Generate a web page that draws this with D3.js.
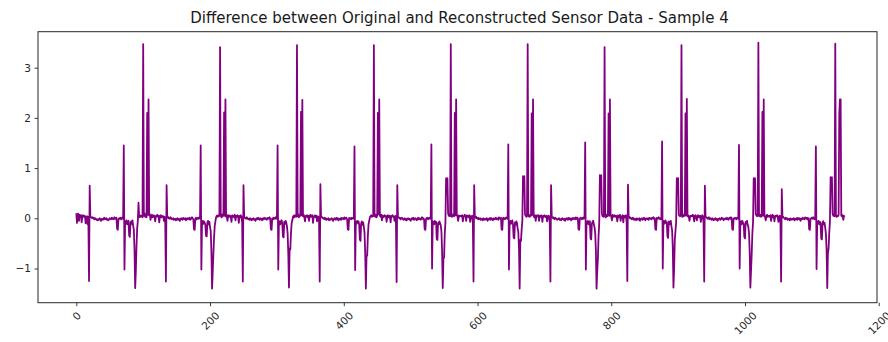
<!DOCTYPE html>
<html>
<head>
<meta charset="utf-8">
<script src="https://cdn.jsdelivr.net/npm/d3@7"></script>
<style>
  html, body { margin: 0; padding: 0; background: #fff; }
  svg { display: block; font-family: "DejaVu Sans", sans-serif; }
</style>
</head>
<body>
<svg id="chart" width="888" height="342"></svg>
<script>
// Difference (original − reconstructed) per sample, one array per gait cycle of 115 samples.
const seg0 = [.10,-.09,.08,.09,-.05,.07,.04,.06,-.08,.05, .06,.03,.05,.04,-.10,.02,.04,-.12,.03,
  -1.25,.65,
  .03,.02,.01,.02,0,.01,-.02,0,-.01,-.03, -.02,-.04,-.02,-.03,0,-.02,-.05,-.01,-.02,-.03,
  0,.01,-.02,-.01,0,-.03,-.02,-.04,-.02,0, -.01,-.02,.01,0,-.02,-.01,.02,-.01,0,.01,
  -.21,-.23, -.02,0,-.01,.01,-.02,0,.02,-.01,
  1.45,-1.02,
  -.06,-.10,-.04,-.12,-.07,-.05,-.34,-.37,-.09,-.06,-.11,-.04,-.15,-.22,
  -.62,-1.39,-1.07,-.55,-.20,
  -.05,.31,.02,.06,.03,.05,.04,.02,
  3.47,
  .05,.10,.03,.06,.02,2.10,.07,2.37,.06,.08,-.03,.05,.07,.02];
const seg1 = [.04,.06,.03,-.06,.05,.04,.07,.03,.05,-.08, .04,.06,.02,.05,.03,.04,-.05,.03,-.10,
  -1.26,.66,
  .02,.03,0,.01,-.01,.02,0,-.02,-.01,0, -.03,-.02,-.01,-.04,-.02,0,-.03,-.01,-.02,-.05,
  -.01,0,-.02,-.03,.01,-.01,-.02,0,-.04,-.01, 0,-.02,-.01,.01,-.03,0,-.01,.02,0,-.02,
  -.22,-.23, -.01,.01,-.02,0,.01,-.01,.02,0,
  1.45,-1.02,
  -.08,-.05,-.11,-.06,-.09,-.13,-.35,-.36,-.08,-.05,-.12,-.07,-.18,-.25,
  -.65,-1.40,-1.07,-.70,-.38,
  -.15,-.06,.02,.05,.03,.06,.04,.05,
  3.41,
  .06,.02,.08,.04,.07,2.11,.05,2.37,.03,.07,-.05,.04,.06,.03];
const seg2 = [.05,.03,-.07,.06,.04,.05,.02,.07,-.04,.05, .03,.06,.04,-.09,.05,.02,.06,.03,-.08,
  -1.26,.66,
  .03,.01,0,-.01,.02,0,-.02,-.01,-.03,0, -.02,-.04,-.01,-.02,0,-.03,-.02,-.05,-.01,0,
  -.02,.01,-.01,-.03,0,-.02,-.01,-.04,0,-.02, .01,-.01,0,-.02,-.03,.01,0,-.01,.02,-.01,
  -.22,-.23, 0,-.02,.01,-.01,0,.02,-.01,.01,
  1.45,-1.02,
  -.05,-.09,-.12,-.06,-.04,-.10,-.36,-.38,-.07,-.11,-.05,-.09,-.16,-.30,
  -.70,-1.38,-.60,-.62,-.30,
  -.10,-.04,.03,.05,.02,.06,.04,.03,
  3.45,
  .04,.08,.02,.06,.05,2.12,.06,2.36,.04,.07,.02,-.06,.05,.04];
const seg3 = [.06,.02,.05,-.05,.04,.07,.03,.05,.06,-.09, .04,.03,.06,.02,.05,-.06,.04,.03,-.07,
  -1.26,.68,
  .02,.03,.01,0,-.01,.01,-.02,0,-.03,-.01, -.02,0,-.04,-.02,-.03,-.01,0,-.02,-.05,-.02,
  0,-.01,-.03,.01,-.02,0,-.04,-.01,-.02,0, -.03,.01,-.01,0,-.02,.02,-.01,0,.01,-.02,
  -.22,-.23, .01,-.01,0,-.02,.01,0,-.01,.02,
  1.43,-1.03,
  -.07,-.11,-.05,-.09,-.06,-.12,-.42,-.45,-.10,-.06,-.13,-.08,-.17,-.28,
  -.68,-1.40,-.76,-.74,-.35,
  -.12,-.05,.02,.04,.06,.03,.05,.04,
  3.45,
  .05,.03,.07,.02,.06,2.10,.08,2.37,.05,.03,.07,-.04,.06,.02];
const seg4 = [.03,.06,.04,.05,-.07,.03,.06,.02,.05,.04, -.08,.05,.03,.06,.04,.02,-.05,.05,-.09,
  -1.27,.66,
  .03,.02,0,.01,-.02,0,.01,-.01,-.03,-.02, 0,-.03,-.01,-.04,-.02,0,-.02,-.01,-.03,-.05,
  -.01,0,-.02,.01,-.03,-.01,0,-.02,-.04,-.01, .01,-.02,0,-.01,-.03,0,.02,-.01,0,-.02,
  -.22,-.23, -.01,0,.01,-.02,0,.01,-.01,.02,
  1.47,-1.00,
  -.06,-.08,-.12,-.05,-.10,-.07,-.41,-.43,-.09,-.12,-.06,-.10,-.14,-.26,
  -.66,-1.39,-.80,-.78,-.30,
  -.08,.80,.78,.80,.10,.05,.06,.04,
  3.47,
  .06,.03,.05,.08,.04,2.10,.06,2.37,.07,.04,-.05,.06,.03,.05];
const seg5 = [.05,.04,.06,-.06,.03,.05,.07,.04,-.05,.06, .03,.05,.02,.06,-.07,.04,.03,.05,-.08,
  -1.26,.66,
  .02,.01,.03,0,-.01,.01,-.02,-.01,0,-.03, -.02,-.01,-.04,0,-.02,-.03,-.01,-.02,0,-.05,
  -.02,-.01,0,-.03,.01,-.02,-.01,-.04,0,-.02, -.01,.01,-.02,0,-.01,-.03,.02,0,-.01,.01,
  -.22,-.23, 0,.01,-.01,-.02,.01,0,.02,-.01,
  1.47,-1.02,
  -.09,-.05,-.11,-.07,-.04,-.12,-.38,-.40,-.08,-.13,-.06,-.09,-.20,-.27,
  -.60,-1.40,-.43,-.45,-.22,
  -.06,.84,.82,.84,.08,.05,.03,.06,
  3.47,
  .04,.07,.03,.06,.05,2.09,.07,2.37,.05,.02,.06,-.05,.04,.06];
const seg6 = [.04,.06,-.05,.05,.03,.06,.04,-.07,.05,.03, .06,.04,.02,.05,-.06,.03,.05,.04,-.09,
  -1.26,.66,
  .03,.01,.02,0,-.02,.01,0,-.01,-.03,-.02, -.01,0,-.03,-.02,-.04,-.01,0,-.02,-.03,-.01,
  -.05,-.02,0,-.01,-.03,.01,-.02,0,-.01,-.04, 0,-.02,.01,-.01,0,-.02,.02,-.01,.01,0,
  -.22,-.23, -.01,.01,0,-.02,.01,-.01,.02,0,
  1.51,-1.02,
  -.07,-.10,-.05,-.12,-.08,-.06,-.40,-.42,-.11,-.07,-.05,-.12,-.18,-.30,
  -.64,-1.40,-1.06,-.80,-.35,
  -.10,.86,.84,.86,.09,.04,.06,.03,
  3.41,
  .05,.02,.07,.04,.06,2.09,.05,2.37,.06,.04,-.04,.07,.03,.05];
const seg7 = [.06,.03,.05,.04,-.06,.06,.02,.05,.07,-.05, .04,.03,.06,-.08,.05,.04,.02,.06,-.07,
  -1.25,.67,
  .02,.03,0,.01,-.01,-.02,.01,0,-.03,-.01, -.02,-.04,0,-.01,-.03,-.02,0,-.05,-.02,-.01,
  0,-.03,-.01,.01,-.02,-.04,0,-.01,-.02,0, -.03,.01,0,-.01,-.02,.01,0,.02,-.01,0,
  -.22,-.23, .01,-.01,0,.02,-.01,0,-.02,.01,
  1.53,-1.00,
  -.05,-.11,-.07,-.04,-.10,-.08,-.36,-.39,-.06,-.12,-.09,-.05,-.16,-.24,
  -.58,-1.38,-1.00,-.43,-.25,
  -.08,.80,.76,.80,.07,.05,.04,.06,
  3.45,
  .03,.06,.04,.08,.05,2.09,.06,2.38,.04,.06,.03,-.05,.05,.04];
const seg8 = [.05,.04,.07,.03,-.06,.05,.06,.03,-.04,.05, .06,.02,.04,.05,-.07,.03,.06,.04,-.08,
  -1.26,.65,
  .03,.02,.01,-.01,0,.02,-.02,0,-.01,-.03, 0,-.02,-.04,-.01,-.02,0,-.03,-.01,-.05,-.02,
  -.01,0,-.03,-.02,.01,-.01,0,-.04,-.02,-.01, 0,-.02,.01,-.01,-.03,0,.01,-.01,.02,0,
  -.22,-.23, 0,-.01,.01,0,-.02,.01,0,-.01,
  1.46,-1.00,
  -.08,-.06,-.12,-.05,-.09,-.11,-.37,-.40,-.07,-.10,-.05,-.13,-.17,-.29,
  -.66,-1.38,-1.05,-.72,-.30,
  -.09,.80,.78,.80,.08,.06,.04,.05,
  3.50,
  .05,.04,.07,.03,.06,2.12,.05,2.37,.06,.03,-.04,.05,.07,.03];
const seg9 = [.04,.05,.03,.06,-.05,.04,.07,.02,.05,-.06, .03,.05,.04,.06,.02,-.07,.04,.05,-.08,
  -1.26,.58,
  .02,.03,.01,0,-.02,.01,-.01,0,-.03,-.02, -.01,-.04,0,-.02,-.03,-.01,-.02,0,-.04,-.01,
  -.02,0,-.03,.01,-.01,-.02,0,-.05,-.01,-.02, .01,-.01,0,-.02,.02,0,-.01,.01,-.02,0,
  -.22,-.23, -.01,0,.01,-.01,.02,0,-.02,.01,
  1.43,-1.01,
  -.06,-.09,-.05,-.12,-.07,-.10,-.40,-.42,-.08,-.06,-.12,-.09,-.19,-.31,
  -.62,-1.39,-.70,-.60,-.28,
  -.07,.82,.80,.82,.10,.05,.06,.04,
  3.48,
  .06,.03,.05,.04,.07,2.09,2.37,2.37,.05,.04,.06,-.03,.05,.03];

const diffValues = [].concat(seg0, seg1, seg2, seg3, seg4, seg5, seg6, seg7, seg8, seg9);

const xTicks = [0, 200, 400, 600, 800, 1000, 1200];
const yTicks = [-1, 0, 1, 2, 3];
const titleText = "Difference between Original and Reconstructed Sensor Data - Sample 4";

const svg = d3.select("#chart");
const plot = { left: 38, right: 877, top: 31.7, bottom: 302.7 };

const x = d3.scaleLinear().domain([-57.3, 1197.4]).range([plot.left, plot.right]);
const y = d3.scaleLinear().domain([-1.681, 3.717]).range([plot.bottom, plot.top]);

// series line, clipped to the plot frame
const clipId = "plot-clip";
svg.append("clipPath").attr("id", clipId)
  .append("rect")
  .attr("x", plot.left).attr("y", plot.top)
  .attr("width", plot.right - plot.left).attr("height", plot.bottom - plot.top);

const line = d3.line().x((d, i) => x(i)).y(d => y(d));
svg.append("path")
  .datum(diffValues)
  .attr("clip-path", `url(#${clipId})`)
  .attr("fill", "none")
  .attr("stroke", "#800080")
  .attr("stroke-width", 1.8)
  .attr("stroke-linejoin", "round")
  .attr("d", line);

// frame
svg.append("rect")
  .attr("x", plot.left).attr("y", plot.top)
  .attr("width", plot.right - plot.left).attr("height", plot.bottom - plot.top)
  .attr("fill", "none").attr("stroke", "#262626").attr("stroke-width", 1);

// axes
const tickFont = 10.5;
const yAxis = svg.append("g")
  .attr("transform", `translate(${plot.left},0)`)
  .call(d3.axisLeft(y).tickValues(yTicks).tickSize(3.5).tickPadding(3.5).tickFormat(d3.format("d")));
const xAxis = svg.append("g")
  .attr("transform", `translate(0,${plot.bottom})`)
  .call(d3.axisBottom(x).tickValues(xTicks).tickSize(3.5).tickPadding(3.5).tickFormat(d3.format("d")));

[yAxis, xAxis].forEach(g => {
  g.select(".domain").remove();
  g.selectAll(".tick line").attr("stroke", "#262626").attr("stroke-width", 0.9);
  g.selectAll(".tick text")
    .attr("fill", "#262626")
    .style("font-family", "'DejaVu Sans', sans-serif")
    .style("font-size", tickFont + "px");
});

// rotated x tick labels: bounding box centred under the tick, top edge fixed
const labelTop = 7.5;
xAxis.selectAll(".tick text").each(function () {
  const t = d3.select(this);
  const len = this.getComputedTextLength();
  const h = tickFont * 0.95;
  const half = (len + h) / (2 * Math.SQRT2);
  t.attr("y", null).attr("dy", "0.35em")
    .attr("text-anchor", "middle")
    .attr("transform", `translate(0,${labelTop + half}) rotate(-45)`);
});

// title
svg.append("text")
  .attr("x", (plot.left + plot.right) / 2 + 2)
  .attr("y", 23.3)
  .attr("text-anchor", "middle")
  .attr("fill", "#1a1a1a")
  .style("font-size", "15px")
  .text(titleText);
</script>
</body>
</html>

* _Given instruction_
Return all the lines that contain the string "this".

* _The solution_
Generate a web page that draws this with D3.js.
  const t = d3.select(this);
  const len = this.getComputedTextLength();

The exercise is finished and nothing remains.